Torniamo nella terra del sol levante per occuparci di un altro sistema dalle grandi potenzialità che non ha mai attraversato l’oceano: il Fujitsu FM-Towns.
A chi leggeva riviste informatiche al tempo, particolarmente quelle che si occupavano di videogame, sarà capitato di scorgere in qualche trafiletto, la particolare sagoma di un midi-tower grigio scuro, con un cerchio nero al centro: era lui.
Il cerchio scuro era un lettore CD-ROM, montato verticalmente, equipaggiato di serie. Nel 1989: quando ancora in Italia il top era il lettore CD portatile da 4 chili della Philips, quello della sigla de I ragazzi della terza C!
FM Towns, che incredibilmente deriva il nome da quello di un premio Nobel per la fisica – C. H. Townes, 1964 – offre dal punto di vista tecnico, numerosi spunti d’interesse. Innanzitutto il fatto di essere parzialmente simile ad un IBM compatibile, essendo costruito attorno a una CPU Intel 386 a 16Mhz, cui era addirittura possibile affiancare una FPU 387.
Rispetto al PC offriva tuttavia prestazioni di ben altro calibro.
Partiamo dalla grande potenza grafica: una vistosa eccezione rispetto alla pietosa media dei PC dell’epoca. Le potenzialità grafiche della macchina, oltre a renderlo idoneo a porting spettacolari da arcade, nascevano dalla necessità di superare i limiti che la grafica CGA poneva alla corretta visualizzazione dei caratteri dell’alfabeto Kanji, che richiedono un minimo di 12×12 pixel.
Grazie al suo sottosistema grafico, FM-Towns consentiva l’overlapping di grafica 640×480 a 16 colori, su uno schermo a 320×240 a 32768 colori: uno scenario ideale per la localizzazione giapponese di videogiochi.
Una delle battaglie più ricorrenti dell’epoca, è quella fra il sistema Fujitsu e lo Sharp X68000: due macchine contraddistinte da approcci architetturali radicalmente diversi, eppure simili nei rispettivi campi di applicazione videoludici. La prima con una CPU senz’altro più potente – perlomeno del 68000 a 10Mhz che equipaggiava la più popolare versione dello Sharp – la seconda con un parco software più ricco, che sfruttava appieno le potenzialità dell’hardware.

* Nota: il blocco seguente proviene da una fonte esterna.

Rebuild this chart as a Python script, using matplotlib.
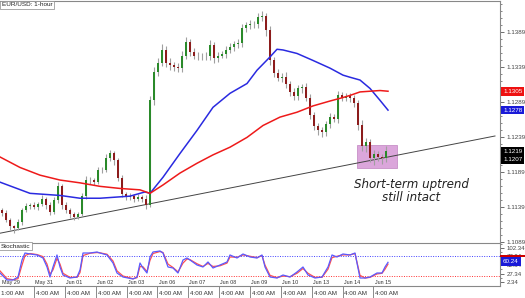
import numpy as np
import matplotlib
matplotlib.use('Agg')
from matplotlib import pyplot as plt
from matplotlib.patches import Rectangle

# 3-hour candles (close prices), open = previous close
first_open = 1.1135
closes = [1.1131, 1.1121, 1.1112, 1.1109, 1.1118, 1.1135, 1.1141, 1.1142, 1.1139, 1.1144,
          1.1151, 1.1142, 1.1132, 1.1149, 1.1169, 1.1142, 1.1135, 1.1129, 1.1125, 1.1129,
          1.1155, 1.1178, 1.1178, 1.1175, 1.1192, 1.1192, 1.1209, 1.1216, 1.1206, 1.1181,
          1.1158, 1.1154, 1.1155, 1.1151, 1.1154, 1.1151, 1.1142, 1.1292, 1.1332, 1.1346,
          1.1364, 1.1346, 1.1342, 1.1339, 1.1338, 1.1356, 1.1375, 1.1361, 1.1356, 1.1355,
          1.1356, 1.1355, 1.1371, 1.1352, 1.1356, 1.1358, 1.1364, 1.1368, 1.1372, 1.1374,
          1.1395, 1.1399, 1.1401, 1.1401, 1.1411, 1.1412, 1.1392, 1.1349, 1.1331, 1.1324,
          1.1326, 1.1315, 1.1304, 1.1298, 1.1309, 1.1311, 1.1296, 1.1271, 1.1255, 1.1249,
          1.1246, 1.1258, 1.1268, 1.1266, 1.1299, 1.1296, 1.1298, 1.1295, 1.1288, 1.1256,
          1.1226, 1.1232, 1.1209, 1.1215, 1.1211, 1.1209, 1.1219]
# wick lengths in pips above / below the body
wick_up = [3, 4, 3, 2, 4, 3, 4, 3, 4, 3,
           5, 3, 4, 5, 6, 3, 4, 3, 3, 4,
           5, 6, 4, 3, 5, 4, 6, 5, 4, 3,
           4, 3, 4, 3, 4, 3, 5, 6, 7, 6,
           8, 5, 6, 5, 6, 6, 8, 5, 6, 5,
           4, 5, 7, 4, 5, 4, 5, 6, 5, 5,
           6, 5, 6, 5, 6, 7, 5, 6, 5, 6,
           5, 6, 5, 6, 5, 5, 6, 5, 5, 4,
           5, 5, 6, 5, 6, 5, 4, 4, 5, 5,
           8, 6, 5, 6, 5, 4, 8]
wick_dn = [4, 3, 5, 6, 3, 4, 3, 4, 3, 4,
           3, 5, 4, 3, 4, 6, 4, 5, 4, 3,
           3, 4, 5, 4, 3, 4, 3, 4, 6, 5,
           4, 5, 4, 4, 3, 4, 5, 3, 6, 5,
           5, 7, 6, 5, 6, 5, 5, 6, 5, 6,
           5, 6, 5, 7, 5, 4, 5, 5, 6, 5,
           6, 5, 5, 6, 5, 6, 8, 7, 6, 5,
           6, 5, 6, 5, 6, 7, 5, 6, 5, 6,
           6, 5, 6, 5, 6, 5, 5, 6, 6, 7,
           6, 8, 5, 9, 6, 8, 5]

# moving averages (bar position, value)
ma_blue_x = [-0.5, 7, 14.5, 19.5, 24.5, 32, 35.75, 37, 40.25, 44.5, 48.75, 52.75, 57, 61.25,
             63.75, 67, 68.75, 70.25, 73.75, 77.75, 82, 85.25, 87, 89.5, 92, 94.5, 96.5]
ma_blue = [1.1175, 1.1159, 1.1156, 1.1152, 1.1152, 1.1155, 1.1161, 1.1159, 1.1182, 1.1216,
           1.1249, 1.1282, 1.1302, 1.1316, 1.1335, 1.1354, 1.1365, 1.1364, 1.1359, 1.1349,
           1.1338, 1.1328, 1.1325, 1.1321, 1.1309, 1.1292, 1.1278]
ma_red_x = [-0.5, 4.5, 9.5, 14.5, 19.5, 24.5, 29.5, 34.5, 37, 40.25, 44.5, 48.75, 52.75, 57,
            61.25, 65.25, 69.5, 73.75, 77.75, 82, 85.25, 87, 89.5, 92, 94.5, 96.5]
ma_red = [1.1211, 1.1196, 1.1185, 1.1178, 1.1174, 1.1169, 1.1166, 1.1164, 1.1159, 1.1171,
          1.1188, 1.1202, 1.1214, 1.1225, 1.1239, 1.1256, 1.1268, 1.1275, 1.1284, 1.1291,
          1.1296, 1.1299, 1.1304, 1.1305, 1.1306, 1.1305]

trend_x = [-0.5, 123.25]
trend_y = [1.1102, 1.1241]

box_x = [88.75, 98.75]
box_y = [1.1195, 1.1228]

# stochastic
stoch_x = [-0.5, 1.25, 2.75, 4, 5, 5.75, 7, 8.75, 10.25, 11.25,
           12, 12.75, 13.75, 14.5, 15.25, 17, 18.75, 19.5, 20.25, 22,
           23.75, 24.5, 26.25, 27.75, 28.75, 30.25, 32.75, 33.75, 34.5, 35.25,
           36.25, 37, 37.75, 39.5, 40.25, 41.5, 42.75, 44, 45.25, 46.25,
           47, 48.75, 50.25, 51.5, 52.75, 54.5, 56.25, 57, 58.75, 60.25,
           62, 63.75, 65, 65.75, 67, 68.75, 70.25, 72, 73.75, 75.25,
           76.5, 78.25, 80, 81.5, 82.5, 83.75, 85.25, 87, 88.25, 89.5,
           90.75, 92, 93.75, 95, 95.75, 96.5]
stoch_k = [28.8, 8.2, 8.2, 17, 67, 87.6, 84.7, 81.8, 72.9, 46.5,
           17, 46.5, 81.8, 46.5, 22.9, 14.1, 17, 37.6, 87.6, 87.6,
           90.6, 87.6, 81.8, 58.2, 28.8, 17, 11.2, 17, 58.2, 43.5,
           28.8, 75.9, 90.6, 93.5, 87.6, 46.5, 43.5, 28.8, 67, 72.9,
           67, 52.3, 46.5, 61.2, 43.5, 52.3, 61.2, 81.8, 72.9, 84.7,
           75.9, 72.9, 81.8, 46.5, 17, 14.1, 22.9, 17, 31.8, 46.5,
           22.9, 14.1, 17, 46.5, 81.8, 75.9, 84.7, 81.8, 87.6, 14.1,
           14.1, 17, 28.8, 28.8, 46.5, 60.2]
stoch_d = [35, 12, 9, 12, 52, 80, 86, 83, 77, 55,
           25, 38, 72, 55, 28, 16, 16, 30, 80, 87,
           89, 88, 84, 64, 35, 20, 12, 15, 48, 47,
           33, 66, 86, 92, 89, 55, 45, 32, 58, 70,
           68, 56, 48, 57, 48, 50, 58, 76, 75, 82,
           78, 74, 80, 52, 22, 15, 20, 18, 28, 42,
           28, 16, 16, 40, 74, 78, 82, 82, 86, 22,
           14, 16, 26, 28, 40, 55]

price_ticks = [1.1089, 1.1139, 1.1189, 1.1239, 1.1289, 1.1339, 1.1389]
stoch_ticks = [2.34, 27.34, 52.34, 77.34, 102.34]
day_labels = ['May 31', 'Jun 01', 'Jun 02', 'Jun 03', 'Jun 06', 'Jun 07',
              'Jun 08', 'Jun 09', 'Jun 10', 'Jun 13', 'Jun 14', 'Jun 15']

plt.rcParams['font.family'] = ['Liberation Sans', 'DejaVu Sans']

W, H = 525, 298
fig = plt.figure(figsize=(W / 100, H / 100), dpi=100)
ax = fig.add_axes([0, 55 / H, 500 / W, 242 / H])
ax2 = fig.add_axes([0, 12 / H, 500 / W, 43 / H])
xlim = (-0.5, 124.5)
edge = '#888888'
lab_col = '#444444'

# candles
opens = [first_open] + closes[:-1]
for i, (o, c) in enumerate(zip(opens, closes)):
    hi = max(o, c) + wick_up[i] * 0.0001
    lo = min(o, c) - wick_dn[i] * 0.0001
    ax.vlines(i, lo, hi, color='#a0a0a0', lw=0.8, zorder=3)
    col = '#2a8a2a' if c >= o else '#8c1c1c'
    ax.bar(i, max(abs(c - o), 0.00005), bottom=min(o, c), width=0.45, color=col, lw=0, zorder=4)

ax.add_patch(Rectangle((box_x[0], box_y[0]), box_x[1] - box_x[0], box_y[1] - box_y[0],
                       facecolor='#dba6db', edgecolor='#c890c8', lw=0.6, zorder=1))
ax.plot(ma_blue_x, ma_blue, color='#2a2ae0', lw=1.1, zorder=5)
ax.plot(ma_red_x, ma_red, color='#ee1a1a', lw=1.1, zorder=5)
ax.plot(trend_x, trend_y, color='#444444', lw=0.7, zorder=2)

ax.text(0.822, 0.213, 'Short-term uptrend\nstill intact', transform=ax.transAxes,
        ha='center', va='center', fontsize=8.6, family='DejaVu Sans', style='italic',
        color='#222222', linespacing=1.0)

ax.set_xlim(*xlim)
ax.set_ylim(1.1088, 1.1434)
ax.set_xticks([])
ax.yaxis.tick_right()
ax.set_yticks(price_ticks)
ax.set_yticklabels(['%.4f' % v for v in price_ticks])
ax.set_yticks(np.arange(1.1089, 1.1434, 0.001), minor=True)
ax.tick_params(axis='y', which='major', length=3, width=0.6, color='#555555',
               labelsize=4.5, labelcolor=lab_col, pad=2)
ax.tick_params(axis='y', which='minor', length=1.5, width=0.5, color='#555555')
for s in ['left', 'bottom']:
    ax.spines[s].set_visible(False)
for s in ['top', 'right']:
    ax.spines[s].set_color(edge)
    ax.spines[s].set_linewidth(0.8)

ax.text(0.003, 0.995, 'EUR/USD: 1-hour', transform=ax.transAxes, ha='left', va='top',
        fontsize=4.6, color='#222222',
        bbox=dict(boxstyle='square,pad=0.25', facecolor='white', edgecolor='#888888', lw=0.5))

tr = ax.get_yaxis_transform()
box_kw = dict(boxstyle='square,pad=0.3', lw=0)
ax.text(1.006, ma_red[-1], '1.1305', transform=tr, ha='left', va='center', fontsize=4.5,
        color='white', bbox=dict(facecolor='#ee1111', **box_kw))
ax.text(1.006, ma_blue[-1], '1.1278', transform=tr, ha='left', va='center', fontsize=4.5,
        color='white', bbox=dict(facecolor='#1a1ad8', **box_kw))
ax.text(1.006, closes[-1], '1.1219', transform=tr, ha='left', va='center', fontsize=4.5,
        color='white', bbox=dict(facecolor='black', **box_kw))
ax.text(1.006, 1.1207, '1.1207', transform=tr, ha='left', va='center', fontsize=4.5,
        color='white', bbox=dict(facecolor='black', **box_kw))

# stochastic panel
ax2.plot(stoch_x, stoch_d, color='#ff5050', lw=0.9, zorder=3)
ax2.plot(stoch_x, stoch_k, color='#5a5aff', lw=0.9, zorder=4)
ax2.axhline(80, color='#4040ff', lw=0.7, ls=(0, (1, 1.5)))
ax2.axhline(20, color='#ff3030', lw=0.7, ls=(0, (1, 1.5)))
ax2.set_xlim(*xlim)
ax2.set_ylim(-9.4, 117)
ax2.set_xticks([])
ax2.yaxis.tick_right()
ax2.set_yticks(stoch_ticks)
ax2.set_yticklabels(['%.2f' % v for v in stoch_ticks])
ax2.set_yticks(np.arange(2.34, 115, 12.5), minor=True)
ax2.tick_params(axis='y', which='major', length=3, width=0.6, color='#555555',
                labelsize=4.3, labelcolor=lab_col, pad=2)
ax2.tick_params(axis='y', which='minor', length=1.5, width=0.5, color='#555555')
ax2.spines['left'].set_visible(False)
for s in ['top', 'bottom', 'right']:
    ax2.spines[s].set_color(edge)
    ax2.spines[s].set_linewidth(0.8)
ax2.text(0.002, 0.98, 'Stochastic', transform=ax2.transAxes, ha='left', va='top',
         fontsize=4.6, color='#222222',
         bbox=dict(boxstyle='square,pad=0.25', facecolor='white', edgecolor='#888888', lw=0.5))

tr2 = ax2.get_yaxis_transform()
ax2.add_patch(Rectangle((1.0, 77), 0.05, 6, transform=tr2, clip_on=False,
                        facecolor='#cc0000', lw=0, zorder=6))
ax2.text(1.006, 62.5, '60.24', transform=tr2, ha='left', va='center', fontsize=4.5,
         color='white', zorder=7, bbox=dict(facecolor='#1a1ad8', boxstyle='square,pad=0.35', lw=0))

# date / time labels
tick_x = [8 + 7.7125 * k for k in range(len(day_labels))]
xt = ax2.get_xaxis_transform()
ax2.text(0.0, 0.03, 'May 29', transform=xt, ha='left', va='bottom', fontsize=3.9, color='#333333')
ax2.text(-0.2, -0.12, '1:00 AM', transform=xt, ha='left', va='top', fontsize=4.5,
         color='#333333', clip_on=False)
for tx, lab in zip(tick_x, day_labels):
    ax2.text(tx + 0.3, 0.03, lab, transform=xt, ha='left', va='bottom', fontsize=3.9,
             color='#333333')
    ax2.text(tx + 0.5, -0.12, '4:00 AM', transform=xt, ha='left', va='top', fontsize=4.5,
             color='#333333', clip_on=False)
    ax2.plot([tx, tx], [0, -0.3], transform=xt, color='#777777', lw=0.6, clip_on=False)

fig.savefig('out.png', dpi=100)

La resa grafica e sonora – il sottosistema audio supportava 8 voci PCM e 6 canali FM – non era l’unica peculiarità che faceva di FM-Towns praticamente un PC al quadrato. Un MS-DOS extender (RUN386.EXE) consentiva al DOS l’esecuzione di codice a 32bit mentre una versione base di DOS, con MSCDEX integrato, era caricata direttamente da ROM all’avvio.
Il sistema poteva anche essere avviato da CD-ROM: Fujistu consentiva infatti agli sviluppatori di precaricare nei loro software – videogiochi compresi – una versione base di TownsOS, il sistema operativo proprietario della macchina, anche in assenza di hard disk.
Lo sviluppo della piattaforma, che nelle ultime versioni era equipaggiato con Windows, si fermò 1997, quando già da tempo il dilagare del PC sul mercato giapponese aveva relegato le piattaforme proprietarie ad un uso di nicchia.
Da allora rimane, assieme alla console derivata, il Marty – di cui Jacopo ci parlerà prima o poi – un oggetto di culto fra i collezionisti e un ottimo esempio di quel che il PC avrebbe potuto essere e non è stato.